Kane & Lynch 2: Dog Days

Kane and Lynch fire guns in Kane and Lynch 2: Dog Days

Alice0: Kane & Lynch 2 is an ugly and unpleasant third-person cover shooter with a story about two fuck-up murderers who keep fucking up and whose only plan to escape the clusterfuck is to aggressively fuck up in a forwards direction. It's great. Some highlights: the guns are bad, it looks ugly, and its anti-heroes are just arseholes.

The starting weapons suck. Oh sure, loads of shooters give fancier weapons towards the end, but the guns you'll find at the start of K&L2 are truly terrible. You'll often struggle to kill someone ten metres away, spraying bullets everywhere but their flesh, and need to charge forwards to hit them. Even when you do get a semi-decent gun, ammunition is limited enough that you'll soon need to ditch it and grab a new gun from a fallen foe. Early levels are full of dangerously pushing forwards to get into range of your enemies while desperately seeking a new gun, any gun, just a gun off the floor with any bullets in it. Wonderful, though sadly undercut by getting good guns towards the end.

The look holds up strong. Kane & Lynch 2 is presented like video filmed on a phone or cheap camera then uploaded to an streaming video site.

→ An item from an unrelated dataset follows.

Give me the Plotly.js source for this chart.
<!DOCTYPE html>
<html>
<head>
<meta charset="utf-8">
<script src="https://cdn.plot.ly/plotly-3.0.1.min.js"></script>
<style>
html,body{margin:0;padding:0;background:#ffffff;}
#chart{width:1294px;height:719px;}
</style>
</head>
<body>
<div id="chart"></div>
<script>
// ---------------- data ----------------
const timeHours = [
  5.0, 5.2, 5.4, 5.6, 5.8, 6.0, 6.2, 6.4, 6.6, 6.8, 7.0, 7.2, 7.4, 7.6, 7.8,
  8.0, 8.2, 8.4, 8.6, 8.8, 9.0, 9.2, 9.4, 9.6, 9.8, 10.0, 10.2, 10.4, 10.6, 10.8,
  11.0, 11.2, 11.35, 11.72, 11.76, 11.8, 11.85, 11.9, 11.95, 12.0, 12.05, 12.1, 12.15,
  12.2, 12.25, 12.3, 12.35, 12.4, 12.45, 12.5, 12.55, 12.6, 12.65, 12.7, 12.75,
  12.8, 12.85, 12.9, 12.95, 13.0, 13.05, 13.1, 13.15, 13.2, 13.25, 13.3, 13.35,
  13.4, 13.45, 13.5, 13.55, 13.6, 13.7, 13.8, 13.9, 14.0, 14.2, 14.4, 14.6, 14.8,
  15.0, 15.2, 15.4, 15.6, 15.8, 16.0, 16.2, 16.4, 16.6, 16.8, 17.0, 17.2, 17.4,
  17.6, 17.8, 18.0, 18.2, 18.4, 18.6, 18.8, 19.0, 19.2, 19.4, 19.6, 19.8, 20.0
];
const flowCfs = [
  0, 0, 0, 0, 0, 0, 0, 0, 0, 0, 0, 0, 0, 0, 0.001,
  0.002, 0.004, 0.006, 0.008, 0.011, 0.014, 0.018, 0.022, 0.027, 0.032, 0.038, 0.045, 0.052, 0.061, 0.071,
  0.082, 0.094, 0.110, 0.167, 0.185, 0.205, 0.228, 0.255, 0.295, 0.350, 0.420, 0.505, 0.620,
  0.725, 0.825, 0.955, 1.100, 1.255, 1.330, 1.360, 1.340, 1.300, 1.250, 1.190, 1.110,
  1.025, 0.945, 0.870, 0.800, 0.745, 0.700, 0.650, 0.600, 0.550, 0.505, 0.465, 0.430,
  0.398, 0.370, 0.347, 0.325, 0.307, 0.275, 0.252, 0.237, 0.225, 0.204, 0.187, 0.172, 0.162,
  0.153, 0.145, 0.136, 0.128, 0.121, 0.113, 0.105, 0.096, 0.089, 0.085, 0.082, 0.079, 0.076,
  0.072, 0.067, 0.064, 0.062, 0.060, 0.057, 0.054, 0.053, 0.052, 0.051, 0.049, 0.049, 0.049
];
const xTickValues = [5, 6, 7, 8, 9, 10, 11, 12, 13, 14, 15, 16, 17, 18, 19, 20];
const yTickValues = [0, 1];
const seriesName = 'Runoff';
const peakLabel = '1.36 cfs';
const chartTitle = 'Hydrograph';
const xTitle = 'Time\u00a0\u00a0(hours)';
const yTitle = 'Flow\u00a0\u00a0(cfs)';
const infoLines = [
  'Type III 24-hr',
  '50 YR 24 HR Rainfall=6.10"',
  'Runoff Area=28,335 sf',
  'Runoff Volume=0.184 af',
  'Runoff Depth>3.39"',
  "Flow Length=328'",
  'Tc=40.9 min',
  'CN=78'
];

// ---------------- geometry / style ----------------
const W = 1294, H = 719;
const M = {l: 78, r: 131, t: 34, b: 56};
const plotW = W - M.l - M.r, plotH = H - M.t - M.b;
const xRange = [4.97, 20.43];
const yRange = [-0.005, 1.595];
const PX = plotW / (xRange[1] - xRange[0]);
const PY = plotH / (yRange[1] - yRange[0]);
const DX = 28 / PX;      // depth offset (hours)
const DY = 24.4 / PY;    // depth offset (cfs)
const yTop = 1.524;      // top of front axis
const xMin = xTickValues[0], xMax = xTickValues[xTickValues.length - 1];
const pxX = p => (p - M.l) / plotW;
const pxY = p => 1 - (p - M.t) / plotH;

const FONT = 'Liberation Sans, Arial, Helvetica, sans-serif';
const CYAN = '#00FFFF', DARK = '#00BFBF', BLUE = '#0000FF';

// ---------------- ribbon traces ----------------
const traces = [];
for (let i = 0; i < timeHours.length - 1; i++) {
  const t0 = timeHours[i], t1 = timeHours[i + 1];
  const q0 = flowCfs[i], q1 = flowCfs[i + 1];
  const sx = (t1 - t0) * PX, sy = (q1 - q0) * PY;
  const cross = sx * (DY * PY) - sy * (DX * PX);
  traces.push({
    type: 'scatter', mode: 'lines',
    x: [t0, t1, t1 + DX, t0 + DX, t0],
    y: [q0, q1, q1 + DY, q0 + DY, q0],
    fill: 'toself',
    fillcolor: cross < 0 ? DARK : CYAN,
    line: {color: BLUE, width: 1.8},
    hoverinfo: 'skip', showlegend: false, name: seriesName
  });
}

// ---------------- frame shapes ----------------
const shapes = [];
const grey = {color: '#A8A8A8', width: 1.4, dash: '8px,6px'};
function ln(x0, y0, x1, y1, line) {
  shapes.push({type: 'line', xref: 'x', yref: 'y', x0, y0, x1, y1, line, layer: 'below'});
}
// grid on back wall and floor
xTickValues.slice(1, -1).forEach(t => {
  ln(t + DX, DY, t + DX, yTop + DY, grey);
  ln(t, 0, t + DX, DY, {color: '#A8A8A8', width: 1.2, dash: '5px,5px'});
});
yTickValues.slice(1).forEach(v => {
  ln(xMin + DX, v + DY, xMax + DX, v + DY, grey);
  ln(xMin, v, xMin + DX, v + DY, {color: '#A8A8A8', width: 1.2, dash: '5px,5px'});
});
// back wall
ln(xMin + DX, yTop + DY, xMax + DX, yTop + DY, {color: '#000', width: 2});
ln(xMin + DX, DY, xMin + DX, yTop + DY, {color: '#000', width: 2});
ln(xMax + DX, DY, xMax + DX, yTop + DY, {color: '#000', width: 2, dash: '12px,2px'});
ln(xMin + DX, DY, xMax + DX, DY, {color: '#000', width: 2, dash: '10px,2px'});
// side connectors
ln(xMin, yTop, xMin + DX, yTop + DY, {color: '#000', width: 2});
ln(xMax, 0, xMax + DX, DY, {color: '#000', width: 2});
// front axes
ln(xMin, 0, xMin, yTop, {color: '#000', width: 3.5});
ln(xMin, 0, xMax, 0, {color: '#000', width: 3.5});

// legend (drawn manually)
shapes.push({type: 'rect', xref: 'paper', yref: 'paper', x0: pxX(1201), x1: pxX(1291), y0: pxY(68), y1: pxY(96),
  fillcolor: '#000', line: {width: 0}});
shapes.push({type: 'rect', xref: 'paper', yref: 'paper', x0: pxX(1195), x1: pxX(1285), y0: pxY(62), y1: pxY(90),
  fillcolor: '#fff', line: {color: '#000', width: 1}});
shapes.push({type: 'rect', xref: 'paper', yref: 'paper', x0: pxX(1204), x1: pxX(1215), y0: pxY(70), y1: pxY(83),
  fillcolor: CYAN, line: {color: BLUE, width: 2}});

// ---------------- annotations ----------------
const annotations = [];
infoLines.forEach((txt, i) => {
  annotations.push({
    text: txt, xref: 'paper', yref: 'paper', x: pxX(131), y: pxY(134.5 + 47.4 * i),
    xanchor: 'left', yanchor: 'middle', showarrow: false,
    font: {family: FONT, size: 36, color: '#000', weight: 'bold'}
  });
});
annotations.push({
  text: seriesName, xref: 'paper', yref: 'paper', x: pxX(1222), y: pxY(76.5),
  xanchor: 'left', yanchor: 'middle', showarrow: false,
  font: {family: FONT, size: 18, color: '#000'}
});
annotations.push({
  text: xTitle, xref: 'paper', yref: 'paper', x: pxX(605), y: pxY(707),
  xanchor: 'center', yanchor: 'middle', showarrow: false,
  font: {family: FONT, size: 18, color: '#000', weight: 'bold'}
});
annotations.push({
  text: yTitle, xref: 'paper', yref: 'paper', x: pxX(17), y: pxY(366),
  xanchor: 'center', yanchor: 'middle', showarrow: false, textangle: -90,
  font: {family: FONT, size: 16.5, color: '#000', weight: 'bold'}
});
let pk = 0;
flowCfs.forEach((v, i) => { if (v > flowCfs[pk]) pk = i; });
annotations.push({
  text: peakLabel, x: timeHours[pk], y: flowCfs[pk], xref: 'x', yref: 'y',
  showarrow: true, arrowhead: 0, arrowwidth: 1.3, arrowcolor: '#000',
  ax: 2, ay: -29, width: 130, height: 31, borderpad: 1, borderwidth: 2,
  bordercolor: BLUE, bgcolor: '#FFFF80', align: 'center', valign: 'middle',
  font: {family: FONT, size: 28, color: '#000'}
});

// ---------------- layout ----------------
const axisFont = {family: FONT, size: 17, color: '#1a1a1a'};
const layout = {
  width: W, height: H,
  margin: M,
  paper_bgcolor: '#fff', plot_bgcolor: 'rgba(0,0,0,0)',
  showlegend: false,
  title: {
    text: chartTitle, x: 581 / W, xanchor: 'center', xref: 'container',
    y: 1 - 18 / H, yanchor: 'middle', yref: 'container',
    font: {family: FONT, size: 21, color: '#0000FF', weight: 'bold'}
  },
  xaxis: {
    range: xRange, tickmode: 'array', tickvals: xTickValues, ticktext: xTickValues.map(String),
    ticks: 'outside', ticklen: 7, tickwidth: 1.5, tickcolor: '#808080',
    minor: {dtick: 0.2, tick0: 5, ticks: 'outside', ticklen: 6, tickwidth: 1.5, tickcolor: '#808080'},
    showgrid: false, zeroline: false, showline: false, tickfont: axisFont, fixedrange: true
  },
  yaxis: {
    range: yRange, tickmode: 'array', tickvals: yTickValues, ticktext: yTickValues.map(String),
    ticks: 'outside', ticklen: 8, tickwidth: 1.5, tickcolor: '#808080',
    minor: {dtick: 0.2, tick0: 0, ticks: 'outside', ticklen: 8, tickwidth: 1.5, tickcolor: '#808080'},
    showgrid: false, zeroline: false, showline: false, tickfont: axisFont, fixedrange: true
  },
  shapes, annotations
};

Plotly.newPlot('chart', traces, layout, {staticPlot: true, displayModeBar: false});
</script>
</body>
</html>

Colours are over-exposed, lines from a scratched lens spread across lights, surfaces are murky patchworks of blocky compression artifacts, nudity is obscured with pixellation, phone calls cause that beepity-beep-bip noise, and even the loading bar is a buffering dial. Camera angles are usually wonky, get all sorts of shaky when you sprint, then in cutscenes sometimes go still as if someone has temporarily set the camera down. It sets out to be aggressively ugly and nails it.

It's unpleasant overall. Like, really unpleasant. A terrible story about terrible people doing terrible things and suffering terrible things. Even our stars are awful, having some shred of humanity but hurting everyone around them because they act without thought and don't know how to be anything other than what they are. It's one of those relentlessly grim action films, a genre I'm often not mad keen on, but yeah, I like it here. Any 2010 time capsule needs a cover shooter, and this is the one my mind wanders back to most. I mean, other than Platinum's Vanquish, but that didn't hit hit PC until years later so it couldn't be in our time capsule. And! You can play the campaign with a pal in cooperative multiplayer. Bonus.


Call Of Duty: Black Ops

A snowy soldier abseils down a glass wall in Call Of Duty: Black Ops

Hayden: If I could see some big chart of my zombies playtime across each Call Of Duty game, I imagine it’d be rather frontloaded. World At War kicked it off, but Black Ops 1 is where the mode really took shape. It had simple maps that were fun to play while chasing high rounds and multi-stage easter eggs that were both exciting and accessible, even for nine-year-old me. Black Ops 2 tried its best to retain that formula, and then things got messy.

In recent years, poorly designed maps, endless gimmicks, and increasingly-convoluted puzzles have plagued COD zombies. I think it was around the release of Black Ops 3’s Zetsubou No Shima DLC map that I dropped off almost entirely, and I’ve barely played the new stuff since. I always give them a go and very promptly announce “I just wish they’d go back to Black Ops 1-style zombies”. So, here I am saying it again. Black Ops 1 was the peak of zombies, and I miss it dearly.

Of course, Black Ops 1 had plenty of other lovely bits that deserve a mention. The campaign is one of COD’s best storylines, with a CIA mystery connected to World At War that was a joy to uncover. THE NUMBERS, MASON. Classic. Speaking of classics, I think Nuketown has become so ingrained in Call Of Duty that we might just see it reappear every few years until the end of time. If someone isn’t waiting for the heat death of the universe while playing a few rounds of TDM on Nuketown 20,000,025, then I’d be shocked. Add in other iconic maps that perfected the 3-lane design, such as Summit, Jungle and Firing Range, and you can see why Black Ops multiplayer was so special. Whenever I speak about Call Of Duty, I always wish it could recapture the magic. Sometimes they manage it with one or two elements of the game, but they never seem to nail it across the board. Black Ops 1 is a shining example of that magic, with every mode reaching heights that we’ve not seen since.